We’ve talked about how brushing your teeth can make you rich and what Starbucks can teach you about spending less, but thus far, I haven’t talked about things like budgeting, stocks, bonds, ETFs, interest rates or anything vaguely involving financial terms. The reason for that is simple, it doesn’t matter. Not at this point anyways.

I’m going to sound like a broken record here, but matters is creating the right habits that set you up for success.

A habit is simply something that you can do without thinking about it. It’s broken down into three main parts, the cue, the action and the reward. A cue could be anything. Anything that can trigger the five senses could be a cue. That cue triggers you to carry out an action upon which your brain is hit with dopamine to make you feel good.

Back when I weighed 250lbs, my cue was the fridge and my habit was eating. Every time I walked by it, I’d open it up and look for something to eat. Upon eating the food, BAM, my brain would get happy and the vicious cycle would continue.

One day, I decided that enough was enough.

Every time I got tempted to open up the fridge, I’d pinch my belly and remind myself of how I got there. I didn’t realize it at the time, but I was creating a new habit. The cue was still the fridge, but instead of eating, I was pinching my belly. The reward in this case was the satisfaction of keeping my streak going.

The weight slowly came off which encouraged me to begin exercising and adopting other healthy habits. In a span of a few years, I lost over 70lbs. Even now, six years later, I still get tempted by the fridge. All it takes though is one pinch to remind me.

It’s time for me to come clean now. I’ve been tricking you. Without you knowing, I’ve been putting the framework in place for you to develop your own habits.

In first article about brushing your teeth, I had you begin identifying triggers that caused spending. The following article about Starbucks had you use a framework to actually begin writing down cue, action and reward loops. Just to review, it was RICH.

  • Realize the cue
  • Imagine your response
  • Carry it out
  • High-five yourself

Imagining the response was an extra step that isn’t needed, but feedback from people I’ve tested it on thus far has been positive so I’m keeping it in there for now.

The one last thing you should know about habits for now is that their effects compound. Studies have shown that people who create a fitness habit develop positive habits that spill over to other parts of their lives. From quitting smoking to eating better to being more motivated, it’s all there. It’s not just limited to fitness either. In another study, people set savings goals and kept detailed logs of their progress. Not only did they save more, but they were more productive and healthier.

You might be surprised at how much of a difference small changes can make.

Action Jackson

Whenever possible, I’m going to include some action steps at the end of each article for actions that you can take to build good habits, increase your wealth and/or become happier. I’d love it if you reported what you did in the comments, but if you’re shy (it’s ok) and still want to share, e-mail me. I want to hear about it!

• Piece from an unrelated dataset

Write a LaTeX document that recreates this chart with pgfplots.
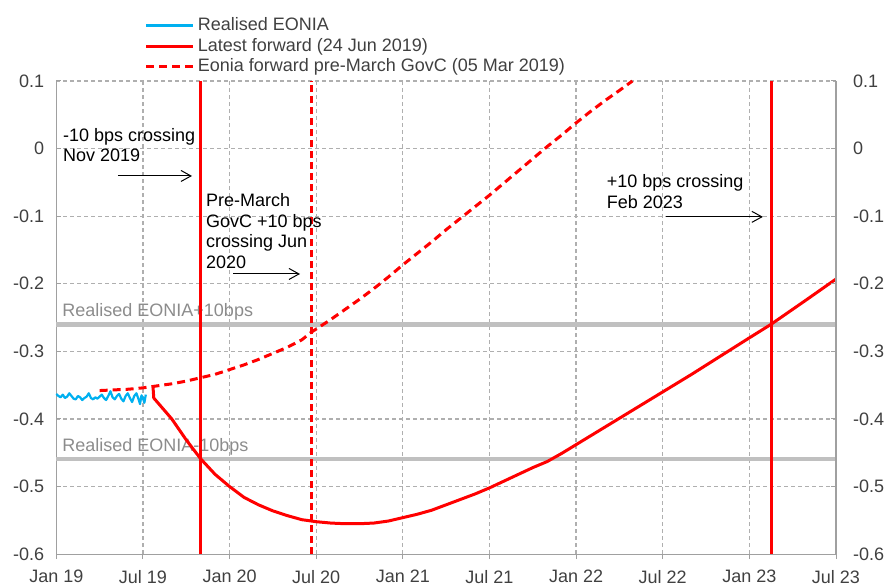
\documentclass[border=0pt]{standalone}
\usepackage{fontspec}
\setmainfont{Liberation Sans}
\usepackage{pgfplots}
\pgfplotsset{compat=1.18}
\usetikzlibrary{arrows.meta}

\definecolor{eonred}{RGB}{255,0,0}
\definecolor{eonblue}{RGB}{0,176,240}
\definecolor{bandgray}{RGB}{192,192,192}
\definecolor{gridgray}{RGB}{175,175,175}
\definecolor{axgray}{RGB}{160,160,160}
\definecolor{labgray}{RGB}{64,64,64}

% months since Jan 2019
\newcommand{\fsz}{\fontsize{9}{10.3}\selectfont}

\begin{document}
\begin{tikzpicture}[font=\fsz]
\pgfplotsset{
    base/.style={
        width=389.9pt, height=236.6pt,
        scale only axis,
        at={(0,0)}, anchor=south west,
        xmin=0, xmax=54,
        ymin=-0.6, ymax=0.1,
        xtick={0,6,...,54},
        ytick={-0.6,-0.5,-0.4,-0.3,-0.2,-0.1,0,0.1},
        yticklabels={-0.6,-0.5,-0.4,-0.3,-0.2,-0.1,0,0.1},
        tick label style={font=\fsz, text=labgray},
        axis line style={axgray, line width=0.6pt},
        tick style={axgray, line width=0.5pt},
        major tick length=2.5pt,
    }
}

\begin{axis}[
    base,
    clip=false,
    axis x line*=bottom,
    axis y line*=left,
    xticklabels={Jan 19,Jul 19,Jan 20,Jul 20,Jan 21,Jul 21,Jan 22,Jul 22,Jan 23,Jul 23},
    xtick align=outside,
    ytick align=inside,
    yticklabel style={xshift=-2.5pt},
    xticklabel style={yshift=-2pt},
    grid=major,
    grid style={color=gridgray, line width=0.6pt, dash pattern=on 2pt off 1.5pt},
    legend style={
        at={(axis description cs:0.113,1)}, anchor=south west,
        yshift=2.5pt,
        draw=none, fill=none, inner sep=0pt,
        font=\fsz, text=labgray,
        row sep=1.25pt, column sep=1.5pt,
        nodes={inner sep=0pt, text height=7pt, text depth=2pt},
    },
    legend cell align=left,
    legend image code/.code={\draw[#1] (0pt,0pt) -- (23.5pt,0pt);},
]

% band labels
\node[anchor=west, text=gray!90, inner sep=0pt] at (axis cs:0.4,-0.242) {Realised EONIA+10bps};
\node[anchor=west, text=gray!90, inner sep=0pt] at (axis cs:0.4,-0.441) {Realised EONIA-10bps};

% +/-10 bps bands
\addplot[bandgray, line width=2.2pt, forget plot] coordinates {(0,-0.26) (54,-0.26)};
\addplot[bandgray, line width=2.2pt, forget plot] coordinates {(0,-0.459) (54,-0.459)};

% Realised EONIA
\addplot[eonblue, line width=1.1pt, line join=round] coordinates {
    (0,-0.363) (0.15,-0.366) (0.3,-0.368) (0.45,-0.364) (0.6,-0.369) (0.75,-0.367)
    (0.9,-0.362) (1.05,-0.366) (1.2,-0.370) (1.35,-0.371) (1.5,-0.366) (1.65,-0.368)
    (1.8,-0.372) (1.95,-0.369) (2.1,-0.367) (2.25,-0.362) (2.4,-0.369) (2.55,-0.371)
    (2.7,-0.368) (2.85,-0.370) (3.0,-0.367) (3.15,-0.364) (3.3,-0.369) (3.45,-0.372)
    (3.6,-0.366) (3.75,-0.359) (3.9,-0.368) (4.05,-0.371) (4.2,-0.366) (4.35,-0.363)
    (4.5,-0.370) (4.65,-0.374) (4.8,-0.366) (4.95,-0.362) (5.1,-0.369) (5.25,-0.375)
    (5.4,-0.366) (5.55,-0.362) (5.7,-0.371) (5.8,-0.378) (5.9,-0.365) (6.0,-0.369)
    (6.1,-0.376) (6.2,-0.364)
};
\addlegendentry{Realised EONIA}

% Latest forward (24 Jun 2019)
\addplot[eonred, line width=1.5pt, line join=round] coordinates {
    (6.7,-0.353) (6.75,-0.369) (8,-0.400) (9,-0.431) (10,-0.459) (11,-0.482)
    (12,-0.500) (13,-0.516) (14,-0.527) (15,-0.536) (16,-0.543) (17,-0.549)
    (18,-0.552) (19,-0.554) (20,-0.555) (21,-0.555) (22,-0.554) (23,-0.551)
    (24,-0.546) (25,-0.541) (26,-0.535) (27,-0.527) (28,-0.519) (29,-0.511)
    (30,-0.502) (31,-0.492) (32,-0.482) (33,-0.472) (34,-0.463) (35,-0.451)
    (36,-0.438) (38,-0.412) (40,-0.386) (42,-0.360) (44,-0.334) (46,-0.307)
    (48,-0.280) (49.5,-0.260) (52,-0.223) (54,-0.193)
};
\addlegendentry{Latest forward (24 Jun 2019)}

% Eonia forward pre-March GovC (05 Mar 2019)
\addplot[eonred, line width=1.5pt, dash pattern=on 4pt off 2.5pt] coordinates {
    (3,-0.358) (4,-0.357) (5,-0.356) (6,-0.354) (7,-0.351) (8,-0.348) (9,-0.344)
    (10,-0.339) (11,-0.334) (12,-0.327) (13,-0.320) (14,-0.312) (15,-0.303)
    (16,-0.294) (17,-0.283) (17.7,-0.271) (18,-0.267) (19,-0.253) (20,-0.238)
    (21,-0.223) (22,-0.207) (23,-0.190) (24,-0.172) (25,-0.155) (26,-0.138)
    (27,-0.120) (28,-0.103) (29,-0.086) (30,-0.069) (31,-0.051) (32,-0.033)
    (33,-0.015) (34,0.003) (35,0.020) (36,0.038) (37,0.055) (38,0.071)
    (39,0.086) (39.9,0.1)
};
\addlegendentry{Eonia forward pre-March GovC (05 Mar 2019)}

% crossing markers
\addplot[eonred, line width=1.5pt, forget plot] coordinates {(10,-0.6) (10,0.1)};
\addplot[eonred, line width=1.5pt, dash pattern=on 3.5pt off 2pt, forget plot] coordinates {(17.7,-0.6) (17.7,0.1)};
\addplot[eonred, line width=1.5pt, forget plot] coordinates {(49.5,-0.6) (49.5,0.1)};

% annotations
\node[anchor=west, align=left, inner sep=0pt] at (axis cs:0.44,0.005)
    {-10 bps crossing\\Nov 2019};
\draw[-{Straight Barb[length=5pt,width=5.5pt]}, line width=0.5pt]
    (axis cs:4.27,-0.0405) -- (axis cs:9.40,-0.0405);
\node[anchor=west, align=left, inner sep=0pt] at (axis cs:10.35,-0.122)
    {Pre-March\\GovC +10 bps\\crossing Jun\\2020};
\draw[-{Straight Barb[length=5pt,width=5.5pt]}, line width=0.5pt]
    (axis cs:12.24,-0.1855) -- (axis cs:16.88,-0.1855);
\node[anchor=west, align=left, inner sep=0pt] at (axis cs:38.1,-0.064)
    {+10 bps crossing\\Feb 2023};
\draw[-{Straight Barb[length=5pt,width=5.5pt]}, line width=0.5pt]
    (axis cs:42.22,-0.101) -- (axis cs:48.94,-0.101);
\end{axis}

% right-hand value axis
\begin{axis}[
    base,
    axis x line=none,
    axis y line*=right,
    ytick align=inside,
    yticklabel style={anchor=west, xshift=5pt},
]
\addplot[draw=none] coordinates {(0,0)};
\end{axis}

\pgfresetboundingbox
\path (-28.15pt,-15.4pt) rectangle (414.4pt,277.1pt);
\end{tikzpicture}
\end{document}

If you have ten minutes: Think of one habit that you want to address. It doesn’t have to be financially related but it could be! Use the cue, habit, reward framework to first write out what it is you want to address. Next figure out how you’re going to replace that habit and associated reward.

Example #1:
In this example, we are trying to break the habit of spending too much time surfing. Instead of surfing being the action, we’re creating a productive action while making the surfing the reward. Increased productivity, less slacking off! Some of you will notice that this is the implementation of the Pomodoro Technique.

Cue: Being in front of a computer
Action: Spending way too much time on social media
Reward: Get to keep up with what’s happening (sidenote: your brain is responding to new and novel information which it craves).

Cue: Being in front of a computer
Action: Twenty-five  minutes of focused work on something (work, study, etc)
Reward: Five minutes to surf on social media.

If you have another ten minutes: Think of a new habit that you want to create and write out what you’re going to use as the cues and rewards for an action.

In this example, we want to create a habit of going for a jog every morning.

Cue:  Running shoes right by doorway.
Action: Go jogging.
Reward: Endorphin rush.

Bonus Challenge: Estimate how much money you spend in an average week. You can choose to split it up by categories (i.e. food, phone, etc) or write down a lump number.  Post it on your fridge.

Next, track every single purchase of yours for a week. See how close you get to that number.